[Start of Data excerpt]

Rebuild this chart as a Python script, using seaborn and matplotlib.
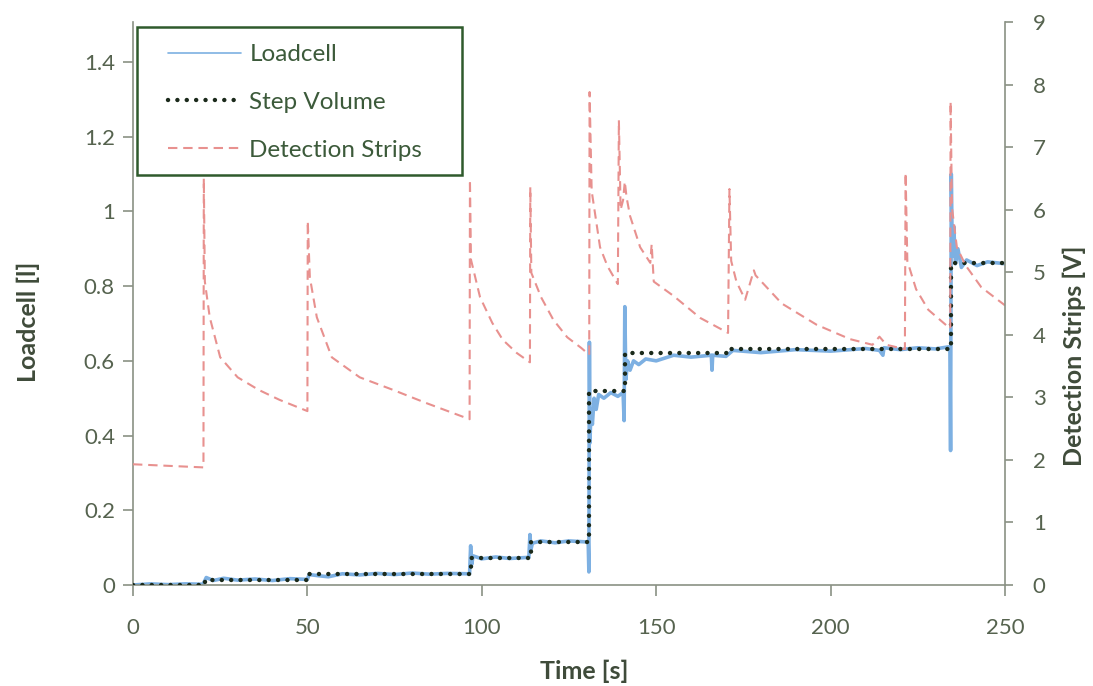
import numpy as np
import pandas as pd
import matplotlib
matplotlib.use("Agg")
import matplotlib.pyplot as plt
import seaborn as sns
from matplotlib.lines import Line2D
from matplotlib.patches import Rectangle

# ---------------- data ----------------
load_t = [0, 5, 10, 15, 20, 20.5, 21, 23, 26, 30, 35, 40, 45, 50, 50.5, 53, 56, 60, 65, 70,
          75, 80, 85, 90, 96.5, 96.8, 97.1, 97.5, 100, 104, 108, 113.5, 113.8, 114.1, 114.5,
          117, 121, 125, 130.5, 130.7, 130.85, 131.0, 131.3, 131.7, 132.2, 132.8, 133.5, 135,
          137, 139, 140.5, 140.8, 141.0, 141.3, 141.8, 142.5, 143.5, 145, 147, 150, 155, 160,
          165.8, 166.0, 166.2, 170, 172, 180, 190, 200, 210, 214, 215, 215.3, 220, 225, 230,
          234.2, 234.4, 234.6, 234.9, 235.3, 235.8, 236.5, 237.5, 239, 242, 245, 250]
load_v = [0.000, 0.003, 0.001, 0.003, 0.002, 0.010, 0.020, 0.012, 0.018, 0.013, 0.016, 0.012,
          0.017, 0.015, 0.028, 0.025, 0.022, 0.030, 0.027, 0.031, 0.028, 0.032, 0.029, 0.031,
          0.030, 0.105, 0.055, 0.078, 0.070, 0.075, 0.071, 0.074, 0.135, 0.095, 0.112, 0.118,
          0.113, 0.118, 0.115, 0.035, 0.650, 0.380, 0.470, 0.430, 0.500, 0.470, 0.510, 0.500,
          0.515, 0.505, 0.515, 0.440, 0.745, 0.550, 0.600, 0.575, 0.600, 0.590, 0.605, 0.600,
          0.615, 0.610, 0.615, 0.575, 0.615, 0.612, 0.628, 0.622, 0.630, 0.626, 0.633, 0.628,
          0.615, 0.635, 0.630, 0.635, 0.632, 0.638, 0.360, 1.100, 0.880, 0.960, 0.860, 0.900,
          0.850, 0.870, 0.855, 0.865, 0.860]

step_t = [0, 20.5, 20.5, 50, 50, 97, 97, 114, 114, 130.8, 130.8, 141, 141, 171, 171,
          234.6, 234.6, 250]
step_v = [0.0, 0.0, 0.013, 0.013, 0.029, 0.029, 0.072, 0.072, 0.115, 0.115, 0.52, 0.52,
          0.62, 0.62, 0.632, 0.632, 0.862, 0.862]

strip_t = [0, 20.2, 20.3, 20.6, 22, 25, 30, 36, 42, 50, 50.1, 50.7, 52.7, 57, 65, 74.5, 84,
           96.5, 96.6, 96.9, 99.5, 103, 106, 110, 113.8, 113.9, 114.2, 117, 120.5, 124.5,
           128.5, 130.8, 130.9, 131.5, 133.9, 136, 139, 139.3, 139.8, 140.5, 141, 141.5,
           142.5, 145.4, 148.3, 148.7, 149.3, 155, 162.6, 170.6, 171, 171.5, 173, 175.5,
           178, 178.5, 186, 196, 205.6, 212, 214, 216, 221.3, 221.5, 222, 224.5, 228, 233,
           234.3, 234.4, 234.8, 236.2, 238.7, 243.2, 250]
strip_v = [1.93, 1.88, 6.50, 4.85, 4.28, 3.64, 3.32, 3.12, 2.96, 2.78, 5.82, 4.92, 4.28,
           3.64, 3.32, 3.12, 2.91, 2.65, 6.48, 5.20, 4.60, 4.19, 3.92, 3.71, 3.56, 6.36, 4.99,
           4.60, 4.24, 3.96, 3.79, 3.68, 7.88, 6.30, 5.40, 5.10, 4.81, 7.43, 6.00, 6.15, 6.45,
           6.20, 5.90, 5.40, 5.15, 5.45, 4.85, 4.62, 4.27, 4.03, 6.33, 5.18, 4.85, 4.56, 5.03,
           4.95, 4.50, 4.16, 3.93, 3.84, 3.97, 3.84, 3.77, 6.59, 5.18, 4.73, 4.40, 4.16, 4.10,
           7.73, 6.03, 5.40, 5.11, 4.76, 4.47]

x_ticks = [0, 50, 100, 150, 200, 250]
left_ticks = [0, 0.2, 0.4, 0.6, 0.8, 1.0, 1.2, 1.4]
left_labels = ["0", "0.2", "0.4", "0.6", "0.8", "1", "1.2", "1.4"]
right_ticks = [0, 1, 2, 3, 4, 5, 6, 7, 8, 9]
series_names = ["Loadcell", "Step Volume", "Detection Strips"]

# ---------------- style ----------------
sns.set_style("white")
plt.rcParams['font.family'] = ['Lato', 'DejaVu Sans']

TICK_C = '#56634f'
LABEL_C = '#3f4b3a'
SPINE_C = '#8a9184'
BLUE = '#7db0e2'
PINK = '#e8918f'
DOT = '#1b2a1b'
DOTTED = (0, (0.01, 2.1))
DASHED = (0, (4.5, 2.8))

fig = plt.figure(figsize=(10.93, 6.86), dpi=100)
fig.patch.set_facecolor('white')
ax = fig.add_axes([133 / 1093, 101 / 686, 872 / 1093, 563 / 686])
ax2 = ax.twinx()

load_df = pd.DataFrame({"t": load_t, "v": load_v})
step_df = pd.DataFrame({"t": step_t, "v": step_v})
strip_df = pd.DataFrame({"t": strip_t, "v": strip_v})

sns.lineplot(data=load_df, x="t", y="v", ax=ax, sort=False, estimator=None,
             color=BLUE, linewidth=2.6, zorder=2)
sns.lineplot(data=step_df, x="t", y="v", ax=ax, sort=False, estimator=None,
             color=DOT, linewidth=3.2, linestyle=DOTTED, dash_capstyle='round', zorder=3)
sns.lineplot(data=strip_df, x="t", y="v", ax=ax2, sort=False, estimator=None,
             color=PINK, linewidth=1.5, linestyle=DASHED, zorder=2)

ax.set_xlim(0, 250)
ax.set_ylim(0, 1.507)
ax2.set_ylim(0, 9)
ax.set_xticks(x_ticks)
ax.set_xticklabels([str(v) for v in x_ticks])
ax.set_yticks(left_ticks)
ax.set_yticklabels(left_labels)
ax2.set_yticks(right_ticks)
ax2.set_yticklabels([str(v) for v in right_ticks])

for a in (ax, ax2):
    a.spines['top'].set_visible(False)
    for s in ('left', 'bottom', 'right'):
        a.spines[s].set_color(SPINE_C)
        a.spines[s].set_linewidth(1.2)
    a.grid(False)
ax.spines['right'].set_visible(False)
ax2.spines['left'].set_visible(False)
ax2.spines['bottom'].set_visible(False)

ax.tick_params(axis='x', direction='out', length=8, width=1.2, color=SPINE_C,
               labelsize=16, labelcolor=TICK_C, pad=16, bottom=True)
ax.tick_params(axis='y', direction='out', length=7, width=1.2, color=SPINE_C,
               labelsize=16, labelcolor=TICK_C, pad=6, left=True)
ax2.tick_params(axis='y', direction='out', length=6, width=1.2, color=SPINE_C,
                labelsize=16, labelcolor=TICK_C, pad=14, right=True)

ax.set_xlabel("Time [s]", fontsize=18, fontweight='bold', color=LABEL_C)
ax.set_ylabel("Loadcell [l]", fontsize=18, fontweight='bold', color=LABEL_C)
ax2.set_ylabel("Detection Strips [V]", fontsize=18, fontweight='bold', color=LABEL_C,
               rotation=90)
ax.xaxis.set_label_coords(0.518, -0.133)
ax.yaxis.set_label_coords(-0.107, 0.467)
ax2.yaxis.set_label_coords(1.0665, 0.407)

# legend frame drawn as a rectangle, legend itself frameless
frame = Rectangle((4 / 872, (585 - 175) / 563), 325 / 872, 148 / 563,
                  transform=ax2.transAxes, facecolor='white', edgecolor='#2f5a2c',
                  linewidth=1.8, zorder=9, clip_on=False)
ax2.add_patch(frame)

handles = [
    Line2D([], [], color=BLUE, linewidth=1.2),
    Line2D([], [], color=DOT, linewidth=3.2, linestyle=DOTTED, dash_capstyle='round'),
    Line2D([], [], color=PINK, linewidth=1.5, linestyle=DASHED),
]
leg = ax2.legend(handles, series_names, loc='upper left',
                 bbox_to_anchor=((168 - 133) / 872, (585 - 44) / 563),
                 borderaxespad=0, borderpad=0, frameon=False, fontsize=17.5,
                 handlelength=3.0, handletextpad=0.35, labelspacing=1.1,
                 labelcolor='#3c5a3a')
leg.set_zorder(10)

fig.savefig("out.png", dpi=100, facecolor='white')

[End of Data excerpt]

● Goal of the exercise:
From the first line above to the line containing "from matplotlib.patches import Rectangle", repeat each line exactly. Pictures stay out.

● Answer to the problem:
Rebuild this chart as a Python script, using seaborn and matplotlib.
import numpy as np
import pandas as pd
import matplotlib
matplotlib.use("Agg")
import matplotlib.pyplot as plt
import seaborn as sns
from matplotlib.lines import Line2D
from matplotlib.patches import Rectangle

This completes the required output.